Management Discussion
- The primary drivers of the Company's net income are net interest income, which is strongly affected by the net yield on and growth of interest-earning assets and liabilities, the quality of the Company's assets, its levels of non-interest income and non-interest expense, and its tax provision.
- The Company's net interest income represents the difference between interest income earned on its investments, loans and leases, and its cost of funds. Interest income is dependent on the amount of interest-earning assets outstanding during the period and the yield earned thereon. Cost of funds is a function of the average amount of deposits and borrowed money outstanding during the year and the interest rates paid thereon. The net interest margin is calculated by dividing net interest income by average interest-earning assets. Net interest spread is the difference between the average rate earned on interest-earning assets and the average rate paid on interest-bearing liabilities. The increases or decreases, as applicable, in the components of interest income and interest expense, expressed in terms of fluctuation in average volume and rate, are summarized under "Rate/Volume Analysis" below. Information as to the components of interest income, interest expense and average rates is provided under "Average Balances, Net Interest Income, Interest-Rate Spread and Net Interest Margin" below.

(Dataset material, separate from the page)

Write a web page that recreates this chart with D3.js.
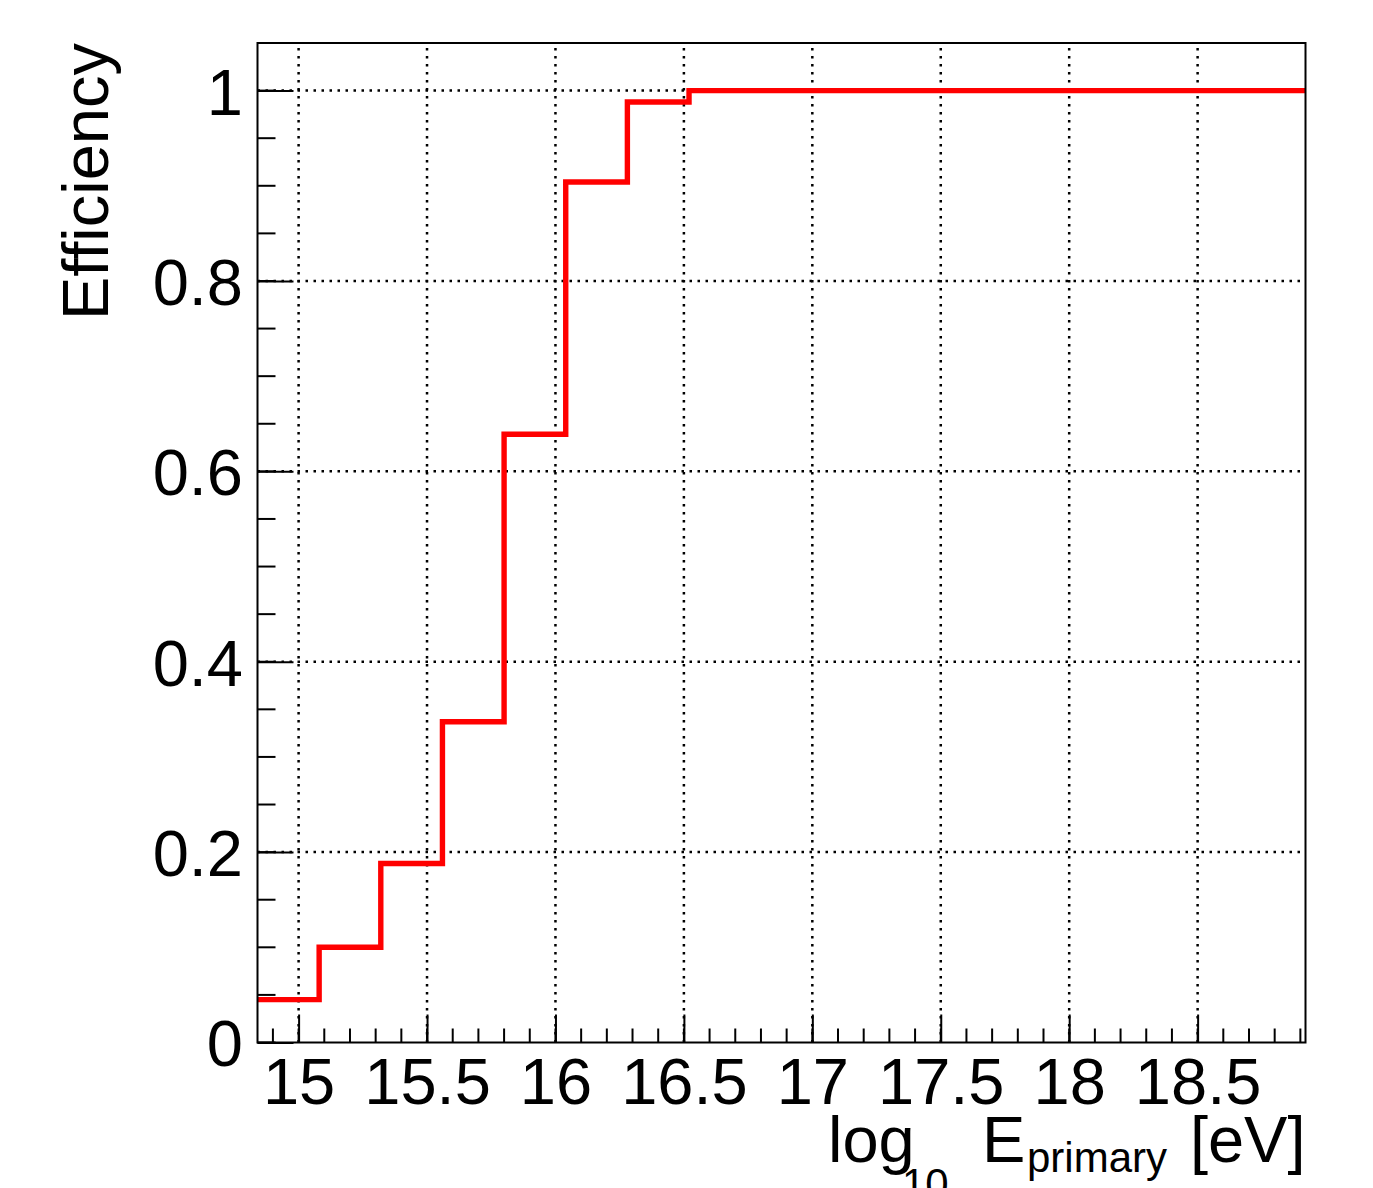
<!DOCTYPE html>
<html>
<head>
<meta charset="utf-8">
<script src="https://cdn.jsdelivr.net/npm/d3@7"></script>
<style>
  html, body { margin: 0; padding: 0; background: #fff; }
  svg { display: block; }
  text { font-family: "Liberation Sans", Arial, Helvetica, sans-serif; fill: #000; }
</style>
</head>
<body>
<svg id="chart" width="1373" height="1188"></svg>
<script>
// ---- data ----
const binEdges = [14.84, 15.08, 15.32, 15.56, 15.80, 16.04, 16.28, 16.52, 16.76,
                  17.00, 17.24, 17.48, 17.72, 17.96, 18.20, 18.44, 18.68, 18.92];
const efficiency = [0.045, 0.100, 0.188, 0.337, 0.639, 0.904, 0.988, 1.0, 1.0,
                    1.0, 1.0, 1.0, 1.0, 1.0, 1.0, 1.0, 1.0];
const xMajorTicks = [15, 15.5, 16, 16.5, 17, 17.5, 18, 18.5];
const xTickLabels = ["15", "15.5", "16", "16.5", "17", "17.5", "18", "18.5"];
const yMajorTicks = [0, 0.2, 0.4, 0.6, 0.8, 1.0];
const yTickLabels = ["0", "0.2", "0.4", "0.6", "0.8", "1"];
const xDomain = [14.84, 18.92];
const yDomain = [0, 1.05];

// ---- layout ----
const L = 257.5, R = 1305.5, T = 43, B = 1042.5;
const svg = d3.select("#chart");
svg.append("rect").attr("width", 1373).attr("height", 1188).attr("fill", "#fff");

const x = d3.scaleLinear().domain(xDomain).range([L, R]);
const y = d3.scaleLinear().domain(yDomain).range([B, T]);

// minor ticks
const xMinor = d3.range(149, 190).map(v => v / 10).filter(v => v >= xDomain[0] && v <= xDomain[1]);
const yMinor = d3.range(0, 22).map(v => v * 0.05).filter(v => v <= yDomain[1] + 1e-9);

// grid
const grid = svg.append("g").attr("stroke", "#000").attr("stroke-width", 2.5)
  .attr("stroke-dasharray", "2.5,5.5").attr("fill", "none");
grid.selectAll("line.gx").data(xMajorTicks).join("line")
  .attr("x1", d => x(d)).attr("x2", d => x(d)).attr("y1", B).attr("y2", T);
grid.selectAll("line.gy").data(yMajorTicks.filter(d => d > 0)).join("line")
  .attr("y1", d => y(d)).attr("y2", d => y(d)).attr("x1", L).attr("x2", R);

// histogram
const pts = efficiency.map((v, i) => [binEdges[i], v]);
pts.push([binEdges[binEdges.length - 1], efficiency[efficiency.length - 1]]);
const line = d3.line().x(d => x(d[0])).y(d => y(d[1])).curve(d3.curveStepAfter);
svg.append("path").datum(pts).attr("d", line)
  .attr("fill", "none").attr("stroke", "#ff0000").attr("stroke-width", 5.4)
  .attr("stroke-linejoin", "miter").attr("stroke-linecap", "butt");

// minor ticks
const ticks = svg.append("g").attr("stroke", "#000").attr("stroke-width", 2);
ticks.selectAll("line.mx").data(xMinor).join("line")
  .attr("x1", d => x(d)).attr("x2", d => x(d)).attr("y1", B).attr("y2", B - 14);
ticks.selectAll("line.my").data(yMinor).join("line")
  .attr("y1", d => y(d)).attr("y2", d => y(d)).attr("x1", L).attr("x2", L + 18);

// major axes
const xAxis = d3.axisBottom(x).tickValues(xMajorTicks)
  .tickFormat((d, i) => xTickLabels[i]).tickSizeInner(-28).tickSizeOuter(0).tickPadding(15.5);
const gx = svg.append("g").attr("transform", `translate(0,${B})`).call(xAxis);
gx.select(".domain").remove();
gx.selectAll(".tick line").attr("stroke", "#000").attr("stroke-width", 2);
gx.selectAll(".tick text").attr("font-size", 65).attr("font-family", null);

const yAxis = d3.axisLeft(y).tickValues(yMajorTicks)
  .tickFormat((d, i) => yTickLabels[i]).tickSizeInner(-36).tickSizeOuter(0).tickPadding(14.5);
const gy = svg.append("g").attr("transform", `translate(${L},0)`).call(yAxis);
gy.select(".domain").remove();
gy.selectAll(".tick line").attr("stroke", "#000").attr("stroke-width", 2);
gy.selectAll(".tick text").attr("font-size", 65).attr("font-family", null).attr("dy", "0.36em");

// frame
svg.append("rect").attr("x", L).attr("y", T).attr("width", R - L).attr("height", B - T)
  .attr("fill", "none").attr("stroke", "#000").attr("stroke-width", 2);

// y title
svg.append("text").attr("transform", `translate(108,${T}) rotate(-90)`)
  .attr("text-anchor", "end").attr("font-size", 65).text("Efficiency");

// x title: log_{10} E_{primary} [eV]
const xt = svg.append("g");
xt.append("text").attr("x", 828).attr("y", 1162).attr("font-size", 65).text("log");
xt.append("text").attr("x", 902).attr("y", 1198).attr("font-size", 42).text("10");
xt.append("text").attr("x", 982).attr("y", 1162).attr("font-size", 65).text("E");
xt.append("text").attr("x", 1027).attr("y", 1172).attr("font-size", 42).text("primary");
xt.append("text").attr("x", R).attr("y", 1162).attr("font-size", 65)
  .attr("text-anchor", "end").text("[eV]");
</script>
</body>
</html>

- Because the Company's assets and liabilities are not identical in duration and in repricing dates, the differential between the two is vulnerable to changes in market interest rates as well as the overall shape of the yield curve. These vulnerabilities are inherent to the business of banking and are commonly referred to as "interest-rate risk." How interest-rate risk is measured and, once measured, how much interest-rate risk is taken on, are based on numerous assumptions and other subjective judgments. See the discussion in “Item 3. Quantitative and Qualitative Disclosures about Market Risk” below.